The Nunn campaign is taking immediate advantage of Miller’s endorsement with a TV ad blitz – to counter a $2.5 million televised attack by the National Republican Senate Committee, denouncing her as “Obama’s senator.” In the TV spot above, Miller says:
“I’m so angry about what’s going on in Washington, partisanship over patriotism – they can’t stop themselves. But we can stop them. Let’s send Michelle Nunn to the Senate. She’s a bridge-builder, not a bridge-burner.”
Only after he had finished extolling Nunn did Miller emphasize that he would stick with a fellow mountaineer in the down-ticket race.
“I’m going to be voting for Nathan for re-election as governor,” said Miller, noting that the Republican had been saddled with serious economic problems when he took office in 2011.
“I respect the manner in which he’s conducted himself addressing those problems,” Miller said.
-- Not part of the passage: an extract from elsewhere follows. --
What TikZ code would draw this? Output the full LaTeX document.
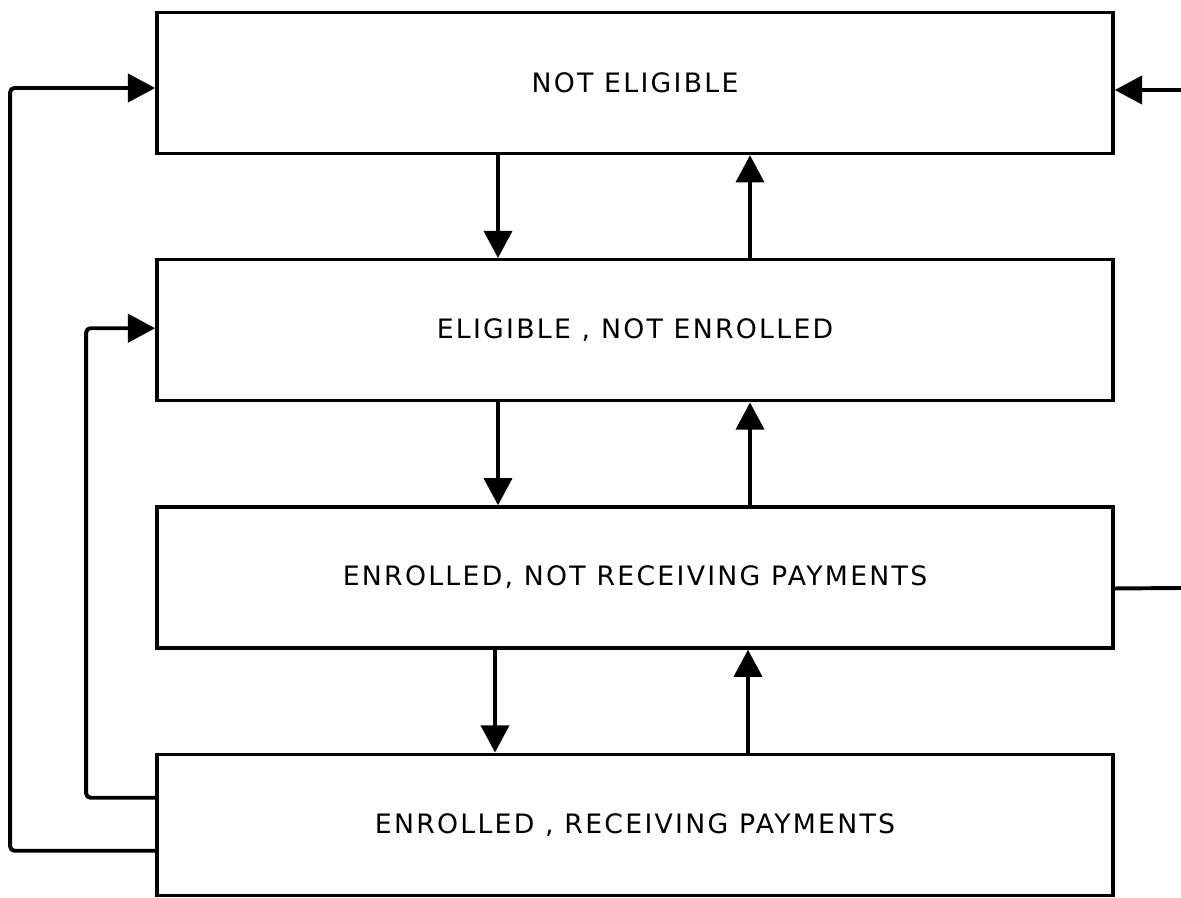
\documentclass[tikz,border=0pt]{standalone}
\usepackage{fontspec}
\setmainfont{DejaVu Sans}[LetterSpace=8.5]
\usepackage{tikz}
\usetikzlibrary{arrows.meta}
\tikzset{arrow/.style = {-{Triangle[length = 0.68cm, width = 0.7cm]}, line width = 2.8pt}}
\usetikzlibrary{positioning}
\usetikzlibrary{calc}
\tikzset{state/.style = {draw, line width = 2.4pt, minimum width = 23.9cm, minimum height = 3.525cm,
	font = \fontsize{19pt}{22pt}\selectfont, inner sep = 0pt}}

\begin{document}
\begin{tikzpicture}[x = 0.025cm, y = -0.025cm, node distance = 2.57cm]
	\useasboundingbox (0, 0) rectangle (1181, 898);

	%% States
	\node[state] (noteligible) at (635, 83) {NOT ELIGIBLE};
	\node[state, below = of noteligible] (eligible) {ELIGIBLE , NOT ENROLLED};
	\node[state, below = of eligible] (enrolled) {ENROLLED, NOT RECEIVING PAYMENTS};
	\node[state, below = of enrolled] (receiving) {ENROLLED , RECEIVING PAYMENTS};

	%% Transitions between neighbours
	\coordinate (dn) at (498, 0);
	\coordinate (up) at (750, 0);
	\draw[arrow] (noteligible.south -| dn) -- (eligible.north -| dn);
	\draw[arrow] (eligible.north -| up) -- (noteligible.south -| up);
	\draw[arrow] (eligible.south -| dn) -- (enrolled.north -| dn);
	\draw[arrow] (enrolled.north -| up) -- (eligible.south -| up);
	\draw[arrow] ([xshift = -0.075cm]enrolled.south -| dn) -- ([xshift = -0.075cm]receiving.north -| dn);
	\draw[arrow] ([xshift = -0.05cm]receiving.north -| up) -- ([xshift = -0.05cm]enrolled.south -| up);

	%% Loops back on the left
	\draw[arrow, rounded corners = 3pt] ($(receiving.west)+(0, 26)$) -| ($(noteligible.west)+(-145, 5)$) -- ($(noteligible.west)+(0, 5)$);
	\draw[arrow, rounded corners = 3pt] ($(receiving.west)+(0, -27)$) -| ($(eligible.west)+(-69, -2)$) -- ($(eligible.west)+(0, -2)$);

	%% Loop on the right (cut off at the edge)
	\coordinate (edgetop) at (1181, 90);
	\coordinate (edgemid) at (1181, 588);
	\draw[line width = 2.8pt] ($(enrolled.east)+(0, 11)$) -- (edgemid);
	\draw[arrow] (edgetop) -- ($(noteligible.east)+(0, 7)$);

\end{tikzpicture}
\end{document}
Specifically, Miller cited Deal’s effort to shore up the lottery-funded HOPE scholarship program – which Miller established.
Miller’s split-ticket endorsement could make his backing of Nunn more valuable, not less – given that her Republican rival, David Perdue, can’t belittle it without also hurting Deal.
Miller’s gravitation toward Nunn rather than Carter could have its roots in the ‘70s, ‘80s and ‘90s, when Zell Miller, Sam Nunn and Jimmy Carter all wielded outside influence well beyond state lines.
Miller and Carter scarcely crossed paths when it came to state government service in the 1970s. Miller was first sworn in as lieutenant governor in 1975, as Carter exited the governorship and began concentrating on his run for the White House.
By contrast, Miller and Nunn, as governor and senior U.S. senator, respectively, overlapped for five years in the 1990s, said Steve Anthony, a Georgia State University political scientist who served as chief of staff to state House Speaker Tom Murphy during that period.
“[Miller] had a professional relationship with Nunn that he didn’t have with Carter,” Anthony said.
Gordon Giffin was a top aide to Sam Nunn before becoming U.S. ambassador to Canada. He is now chairman of the Michelle Nunn campaign. Here’s a note Giffin sent describing some Zell Miller-Sam Nunn history:
Nunn and Zell ran together in 1990 as the first real “coordinated campaign.” They were similar in that they were by nature independent in their perspectives — get it done for those you represent and the country unrelated to party or ideology. In December 1991, they co-hosted one of the first major fund raisers for Bill Clinton at the Ritz in Atlanta. They agreed that a Southern moderate should lead the country. Today, they agree again….
Perhaps more to the point, while Miller and Carter may not have intersected that much in the ’70s, their more recent shared history has been less than neutral.
Miller alienated many Democrats when he endorsed the re-election of President George W. Bush from the stage of the 2004 Republican National Convention.
Jimmy Carter was among them. Afterwards, in a two-page missive, the former president blasted Miller for his “rabid and mean-spirited speech.”
“By your historically unprecedented disloyalty, you have betrayed our trust,” Carter wrote in the letter sent to Miller, who was then in his last months as a U.S. senator appointed by Gov. Roy Barnes.
Miller responded just as bluntly, in an AJC op-ed published after his presidential candidate won re-election:
“Jimmy Carter and Bill Clinton hummed the tune but never really sang the song, and that’s why Democrat prospects have gone south in the South.”
Miller dropped out of sight after he left the Senate, re-emerging only two years ago to endorse Doug Collins in his successful Republican race for Congress. The Collins campaign was managed by the former governor’s son, Bryan Miller.
Since then, Miller has quietly reached out to many of those he feuded with in the old days to make peace — including Bill Shipp, the former AJC political columnist. But we don’t know that the Miller-Carter bridge has been rebuilt.